Version 31 of double substitution

Updated 2016-01-16 12:04:19 by Tcler

An understanding of double substitution is necessary to avoid injection attacks.

Tcl parses a command, performs substitutions on the words of the command, and then executes the command. Some commands in turn perform additional processing of the arguments they receive. eval, subst, and various other commands interpret their arguments as a script to be executed, and pass the script back to Tcl for another round of evaluation. expr, if, and while parse their arguments according to the grammar of expr, resulting in another round of variable and command substitution. Double substitution refers to the substitution that happens during these additional rounds of interpretation.

Double substitution can be useful, but is more often the result of inadvertently neglecting to brace the arguments to expr or to the expr arguments of if and while. static syntax analysis tools can be used to locate these occurrences in a script.

KBK: Braced expressions on if, while, and expr aren't just safer, they're also much, much faster. Unbraced ones have to be parsed at run time; braced ones can be compiled down to very tight bytecode sequences.

See Also

Brace your expr-essions
avoiding unintended double substitution
static syntax analysis
analysing script content prior to its execution

Description

Rule 2 says that a Tcl command is evaluated in two steps. First, the Tcl interpreter breaks the command into words and performs substitutions. Then the interpreter uses the first word as a command name, calls the command, and passes the rest of the words to the command as arguments.

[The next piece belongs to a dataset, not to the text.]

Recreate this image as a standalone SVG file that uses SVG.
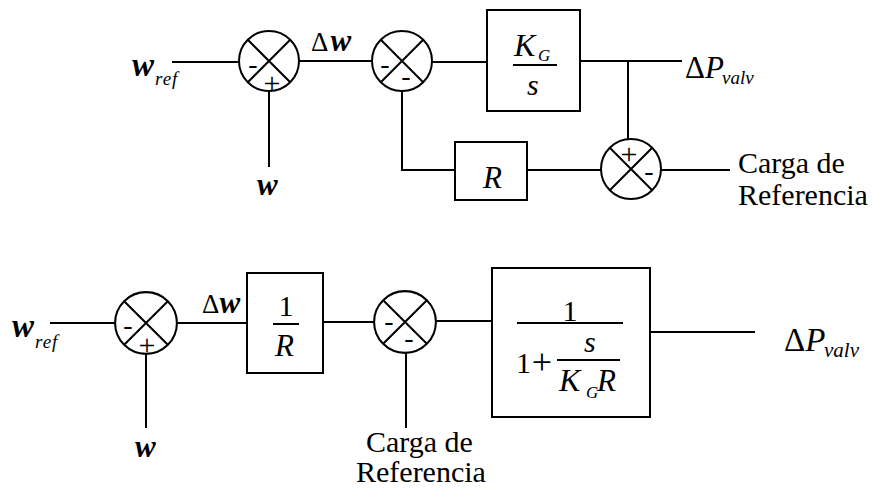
<svg xmlns="http://www.w3.org/2000/svg" width="875" height="495" viewBox="0 0 875 495">
<style>
.ln{stroke:#000;stroke-width:2;fill:none}
.sum{stroke:#000;stroke-width:2;fill:#fff}
.blk{stroke:#000;stroke-width:2;fill:#fff}
.t{font-family:"Liberation Serif","Times New Roman",serif;fill:#000}
.i{font-style:italic}
.bi{font-style:italic;font-weight:bold}
.sg{font-family:"Liberation Serif","Times New Roman",serif;fill:#000;text-anchor:middle}
</style>
<defs>
<g id="x"><circle class="sum" cx="0" cy="0" r="30"/><path class="ln" d="M-21.2,-21.2L21.2,21.2M21.2,-21.2L-21.2,21.2"/></g>
</defs>
<rect width="875" height="495" fill="#fff"/>

<g id="connectors">
<path class="ln" d="M172,62H239"/>
<path class="ln" d="M269,91V167"/>
<path class="ln" d="M299,61H372"/>
<path class="ln" d="M432,62H487"/>
<path class="ln" d="M580,61H682"/>
<path class="ln" d="M628,61V139"/>
<path class="ln" d="M402,91V170H455"/>
<path class="ln" d="M527,170H601"/>
<path class="ln" d="M661,170H730"/>
<path class="ln" d="M50,323H115"/>
<path class="ln" d="M146,354V428"/>
<path class="ln" d="M177,323H247"/>
<path class="ln" d="M323,322H374"/>
<path class="ln" d="M406,353V428"/>
<path class="ln" d="M436,321H492"/>
<path class="ln" d="M648,332H755"/>
</g>

<g id="sum1"><use href="#x" x="269" y="61"/>
<text class="sg" x="253" y="73" font-size="28">-</text>
<text class="sg" x="272" y="93" font-size="30">+</text></g>
<g id="sum2"><use href="#x" x="402" y="61"/>
<text class="sg" x="385" y="73" font-size="28">-</text>
<text class="sg" x="406" y="85" font-size="28">-</text></g>
<g id="sum3"><use href="#x" x="631" y="169"/>
<text class="sg" x="629" y="164" font-size="30">+</text>
<text class="sg" x="649" y="180" font-size="28">-</text></g>
<g id="sum4"><g transform="translate(146,323) scale(1.03)"><use href="#x"/></g>
<text class="sg" x="128" y="334" font-size="28">-</text>
<text class="sg" x="147" y="355" font-size="30">+</text></g>
<g id="sum5"><g transform="translate(405,322) scale(1.03)"><use href="#x"/></g>
<text class="sg" x="389" y="330" font-size="28">-</text>
<text class="sg" x="409" y="347" font-size="28">-</text></g>

<g id="wref1"><text class="t bi" x="132" y="76" font-size="33">w</text><text class="t i" x="155" y="85" font-size="19" letter-spacing="1">ref</text></g>
<g id="w1"><text class="t bi" x="257" y="195" font-size="31">w</text></g>
<g id="dw1"><text class="t" x="311" y="51" font-size="27">Δ<tspan class="bi" font-size="31" dx="2">w</tspan></text></g>

<g id="kgs">
<rect class="blk" x="487" y="10" width="93" height="101"/>
<text class="t i" x="514" y="56" font-size="32">K</text>
<text class="t i" x="538" y="61" font-size="17">G</text>
<path class="ln" d="M513,65H557"/>
<text class="t i" x="527" y="95" font-size="30">s</text>
</g>
<g id="rblk"><rect class="blk" x="455" y="142" width="72" height="58"/>
<text class="t i" x="483" y="188" font-size="31">R</text></g>
<g id="dp1"><text class="t" x="685" y="78" font-size="31">Δ<tspan class="i">P</tspan></text><text class="t i" x="722" y="84" font-size="19">valv</text></g>
<g id="carga1"><text class="t" x="738" y="173" font-size="30">Carga de</text><text class="t" x="738" y="205" font-size="30">Referencia</text></g>

<g id="wref2"><text class="t bi" x="12" y="337" font-size="33">w</text><text class="t i" x="35" y="348" font-size="19" letter-spacing="1">ref</text></g>
<g id="w2"><text class="t bi" x="135" y="457" font-size="31">w</text></g>
<g id="dw2"><text class="t" x="202" y="313" font-size="27">Δ<tspan class="bi" font-size="31">w</tspan></text></g>
<g id="invr"><rect class="blk" x="247" y="273" width="76" height="100"/>
<text class="t" x="286" y="316" font-size="30" text-anchor="middle">1</text>
<path class="ln" d="M273,324H299"/>
<text class="t i" x="275" y="356" font-size="31">R</text></g>
<g id="carga2"><text class="t" x="366" y="452" font-size="30">Carga de</text><text class="t" x="356" y="482" font-size="30">Referencia</text></g>
<g id="tf"><rect class="blk" x="492" y="268" width="158" height="149"/>
<text class="t" x="570" y="321" font-size="30" text-anchor="middle">1</text>
<path class="ln" d="M517,323H623"/>
<text class="t" x="516" y="373" font-size="30">1</text>
<text class="t" x="542" y="374" font-size="36" text-anchor="middle">+</text>
<text class="t i" x="584" y="352" font-size="30">s</text>
<path class="ln" d="M557,360H620"/>
<text class="t i" x="559" y="391" font-size="32">K</text>
<text class="t i" x="586" y="398" font-size="17">G</text>
<text class="t i" x="597" y="391" font-size="31">R</text></g>
<g id="dp2"><text class="t" x="784" y="351" font-size="33">Δ<tspan class="i">P</tspan></text><text class="t i" x="824" y="357" font-size="21">valv</text></g>
</svg>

By the time a command gets to see its arguments, Tcl has already performed its various substitutions on those arguments. Many commands in turn perform their own substitutions on their arguments and/or pass those arguments back to the interperter to be evaluated scripts in their own right. The quintessential example is expr, but it is not the only one. Here are some other examples:

after
argument is a script to be evaluated later
expr
In expr scripts, $ causes variable substitution and [ causes command substition.
if
second argument is an expr
set
interpets ( as array element access
list
interprets \ as backslash substitution, " and { as a grouping operators. This is true for all commands that interpret their arguments as lists
eval
concatenates its arguments, interprets the result as a single Tcl script, and executes it.
regexp and regsub
certain arguments are parsed as regular expressions
string match
interprets *, ?, [, and \
trace
argument is a script to be evaluated later
while
second argument is interpreted according as an expression

Each of these commands can be thought of as a separate interpreter that implements its own mini-language. In the case of eval and some others, the mini-language is just Tcl again, but anywhere a command is performing some sort of interpretation on some of the characters in its arguments, there are two layers of interpretation happening: Tcl performs its substitutions on command arguments first, and then the command may perform its own substitutions. Essentially, a script is being composed and then evaluated at runtime. This is a natural part of the design of Tcl, but if done incorrectly, it can leave one vulnerable to injection attacks, so it is important to understand and be aware of when double substitution occurs. This means understanding how each employed command use operates, and how it interprets its arguments. The standard rules of Tcl describe the syntax of Tcl, and each additional command documents its own parsing and interpretation behaviour.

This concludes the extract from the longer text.